‘Ohana Breakfast Bread

It’s no secret that I’m a huge Disney enthusiast, or as my friend Amanda Tinney says, I’m simply a “Disney Peep”.

One of my favorite restaurants at Walt Disney World is located at the Polynesian Resort, or as us Disney veterans refer to it as, “The Poly”. The Polynesian was created to pay homage to all the beauty that Hawaii has to offer. It’s verdant green gardens and waterfalls throughout the resort can really make you feel like you’re on an island somewhere in the Pacific.

James’s and my very favorite Disney movie is Lilo and Stitch. Lilo and Stitch is a film set in Hawaii, about a little misunderstood Hawaiian girl and her pet alien. If you loved How to Train Your Dragon, you’d probably love Lilo and Stitch too. It’s written by the same pair of hilarious writers, writers that the Disney Studios foolishly let go.

The major theme throughout Lilo and Stitch is the Hawaiian idea of “Ohana”. To take the line from the movie, “Ohana means family, and family means nobody gets left behind.”

When the Polynesian was in need of a new restaurant, Ohana was the perfect name and idea. You’re greeted by castmembers who immediately refer to you as “cousin” (another Hawaiian custom). All the fabulous food is served family style, and boy oh boy is it fantastic stuff.

Fire grilled pork, prawns and steak are brought to your table churrascaria style. You’re served salad with a pineapple soy vinaigrette, and really fantastic vegetable stir fried noodles (they’re my favorite!).

But the star of this show, as far as I’m concerned, is the Ohana Breakfast Bread. It’s served at the morning meals, and then later in the day is turned into the dessert for the dinner meals and includes a bananas foster sauce and freshly made vanilla ice cream. I kid you not, it is the best dessert I have ever eaten. I literally bounce in my seat the entire meal waiting for dessert to assail the table.

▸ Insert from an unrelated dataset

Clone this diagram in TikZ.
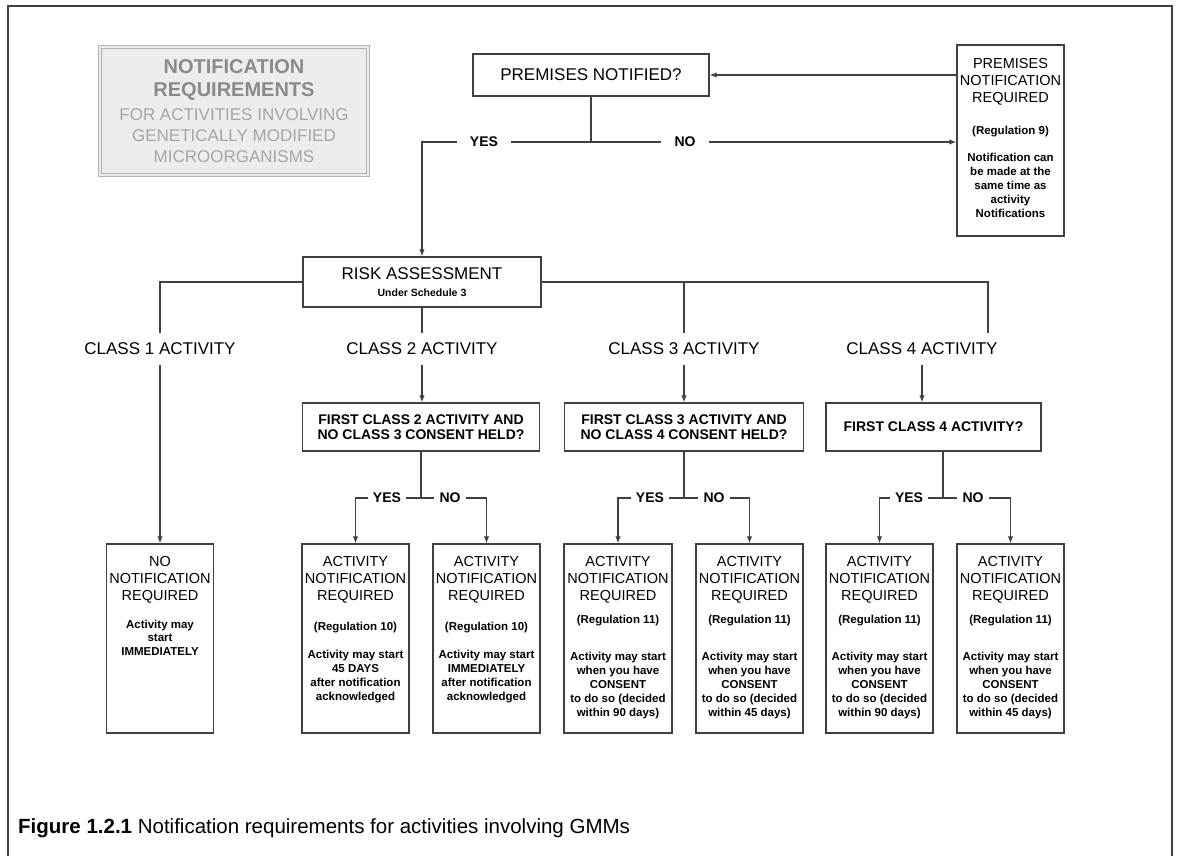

This perfectly yeasty sweet bread is somewhere between a yeast roll and a biscuit. Coconut and pineapple are enveloped in the bread entirely, and become a fantastic surprise to bite into.

I’m normally quite intimidated by yeast breads, but I promise you this one is really simple. Go grab a pineapple and some coconut, and let’s get to baking some bread!


  1. Dana says

    This bread looks amazing, really wish I could give it a go. However, for some inexplicable reason, crushed pineapple has completely disappeared from grocery shelves here in Ireland. No one seems to know why, but grocers can’t source it anywhere. Strange, isn’t it?

    • says

      Dana, that IS strange! Don’t worry about not being able to find crushed pineapple in the can. Simply use fresh pineapple and crush it with a potato masher. That’s what I did, and it turned out fine!

    • says

      For sure, Jen. I’ve started keeping coconut on hand at all time, I love adding it to cookies and bars and cupcakes of any kind. As for the pineapple, I bought a whole one for the hummingbird cake, and then needed to use the rest of it *somehow*. I can only eat so much of it au natural, you know?

  2. says

    Oh my God, I can’t believe I missed this!! I will be making this for sure. And eating it. All of it. Probably with nutella. ;-)

  3. Dana says

    Have this on the rise as we speak — fresh pineapple squidged with a potato masher, how did I not think of that?! Who wants to eat tinned fruit when you can have fresh anyway? ;-)
    Thanks again for posting this — can’t wait to try it!

  4. Dana says

    Have this on the rise — used fresh pineapple squidged with a potato masher, how did I never think of that myself?! :-)
    Can’t wait to try this…thanks again for posting

  5. says

    I love Lilo and Stitch too, and I actually watched it recently whilst on a long plane strip. I am on an island in the Pacific so I am glad to have found this bread.

  6. says

    OH you just brought a flashback of flavor memories for me!! Now I’m CRAVING this delicious and delectable treat, having enjoyed it back in my Disney days. Thanks for sharing!!

  7. Susan says

    The assembly of the dough in the pan is very confusing. What do you mean cut squares into the dough. Will the finished product fill the 9×13 pan? Does it cook as a whole loaf? I’m lost. Would like to make it as it sounds yummy, but too confusing.

    • says

      Susan – thanks for your question. After the dough is in the pan, you slice through it using a dough or pizza cutter. The reason for this is that after it bakes, it will provide “portions” that are easily broken off into even serving slices. The bread will come back together during the baking process, but cutting it beforehand allows for a “scoring” to appear once it’s baked. This is how I got the individual squares you see in the photo above. It’s a lot like the yeast rolls that bake all together for Thanksgiving – they’re scored in their raw form and then when baked, it’s easier to break them apart and still have even portions.

      • Susan says

        Thanks Amber, I’m more of a visual learner so thanks for the explanation. I will definitely be adding this item to my Easter Brunch! Love your blog!